The Sopot talks marked only a first step in a gruelling process that will run into 2012, but Lewandowski said the non-binding decision was crucial. In the kinder economic climate of 2004, governments shot down an initial budget plan, he noted.
The European Commission - the EU's Brussels-based executive body - unveiled a draft budget for 2014-2020 in June. It faced a hail of fire for planning a five-percent rise from the previous seven-year cycle, increasing spending to 1,083 billion euros ($1,552 billion).
David Lidington, Britain's EU affairs minister, said such a rise could not be justified in hard economic times.
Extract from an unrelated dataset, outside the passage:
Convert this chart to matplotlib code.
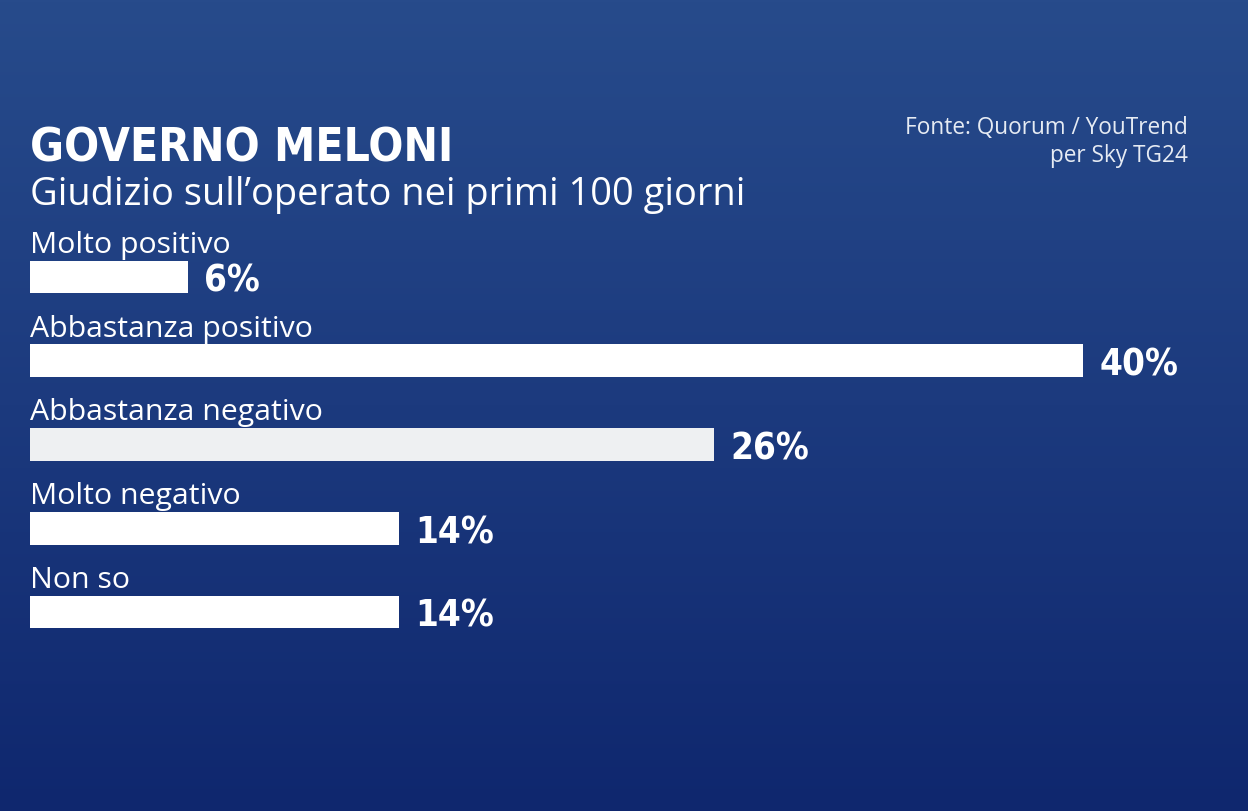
import numpy as np
import matplotlib.pyplot as plt
from matplotlib import font_manager as fm
from matplotlib.colors import LinearSegmentedColormap

# dati del sondaggio
categorie = ['Molto positivo', 'Abbastanza positivo', 'Abbastanza negativo',
             'Molto negativo', 'Non so']
valori = [6, 40, 26, 14, 14]
etichette = ['6%', '40%', '26%', '14%', '14%']
colori_barre = ['#ffffff', '#ffffff', '#eef0f2', '#ffffff', '#ffffff']

titolo = 'GOVERNO MELONI'
sottotitolo = 'Giudizio sull\u2019operato nei primi 100 giorni'
fonte = 'Fonte: Quorum / YouTrend\nper Sky TG24'

W, H = 1248, 812
fig = plt.figure(figsize=(W/100, H/100), dpi=100)
r = fig.canvas.get_renderer()

# cerca un font condensato grassetto, se c'e'
cond = None
for f in fm.fontManager.ttflist:
    n = (f.name + ' ' + f.fname).lower()
    if ('condensed' in n or 'narrow' in n) and f.weight in (600, 700, 800, 'bold') \
            and 'italic' not in n and 'oblique' not in n:
        cond = fm.FontProperties(fname=f.fname)
        break
if cond is None:
    cond = fm.FontProperties(family='DejaVu Sans', weight='bold')
corpo = fm.FontProperties(family=['Open Sans', 'DejaVu Sans'])


def adatta(t, larg, cap, peso=1.0):
    # sceglie la dimensione in base alla larghezza e all'altezza delle maiuscole
    s = t.get_fontsize()
    w = t.get_window_extent(r).width
    s_w = s * larg / w
    s_h = cap / (0.72 * 100 / 72)
    t.set_fontsize(s_w**peso * s_h**(1 - peso))
    return t.get_fontsize()


# sfondo sfumato blu
bg = fig.add_axes([0, 0, 1, 1])
bg.axis('off')
grad = np.linspace(0, 1, 256).reshape(-1, 1)
cmap = LinearSegmentedColormap.from_list('sky', ['#274b8b', '#1c3a7e', '#0f276e'])
bg.imshow(grad, aspect='auto', cmap=cmap, extent=[0, 1, 0, 1])

# assi: 0% a x=30px, 40% a x=1083px; barre ogni ~84px partendo da 278px
left = 30
px_pct = (1083 - left) / 40
passo, y0 = 83.75, 278
ax = fig.add_axes([left/W, 0, 1 - left/W, 1])
ax.set_facecolor('none')
ax.axis('off')
ax.set_xlim(0, (W - left) / px_pct)
ax.set_ylim((H - y0) / passo, -y0 / passo)

y = np.arange(len(categorie))
ax.barh(y, valori, height=0.394, color=colori_barre)

prova = ax.text(0, 0, '40%', fontproperties=cond, fontsize=30)
s_pct = adatta(prova, 72, 30, 0.6)
prova.remove()
prova = ax.text(0, 0, 'Molto positivo', fontproperties=corpo, fontsize=20)
s_cat = adatta(prova, 202, 21, 0.8)
prova.remove()

for i, (cat, v, lab) in enumerate(zip(categorie, valori, etichette)):
    ax.text(0, i - 0.30, cat, color='white', fontproperties=corpo, fontsize=s_cat,
            va='baseline', ha='left')
    ax.text(v + 0.62, i + 0.04, lab, color='white', fontproperties=cond,
            fontsize=s_pct, va='center', ha='left')

t = fig.text(30/W, 1 - 162/H, titolo, color='white', fontproperties=cond,
             fontsize=40, va='baseline')
adatta(t, 351, 44, 0.6)
t = fig.text(30/W, 1 - 205/H, sottotitolo, color='white', fontproperties=corpo,
             fontsize=26, va='baseline')
adatta(t, 718, 27, 0.8)
t = fig.text(1188/W, 1 - 162/H, fonte, color='#e6ebf3', fontproperties=corpo,
             fontsize=15, ha='right', va='baseline', multialignment='right',
             linespacing=1.2)
adatta(t, 280, 17, 0.8)

fig.savefig('out.png', dpi=100)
London wants "a real terms freeze, at most," he said. "I actually think that a real terms freeze is lot more modest than what a lot of European countries are implementing domestically," he underlined.
Despite not rejecting the proposal outright Friday, fellow "big three" players France and Germany also insisted Brussels be frugal. "In the current climate, we need to be coherent about policies on the domestic front and those outside," said France's EU minister Jean Leonetti, while Germany's Werner Hoyer called for "a freeze, and not an increase".
Brussels' plan resets EU priorities, for example by reducing farm funds in favour of infrastructure investment and a greener economy. Poland and other ex-communist nations that joined the EU in its 2004 "big bang" expansion from 15 members want a level playing field for their farmers, who they argue do not get a fair share of funds for the sector. The draft focuses strongly on bolstering cross-border energy, telecoms and transport grids, to streamline integration in the world's biggest market.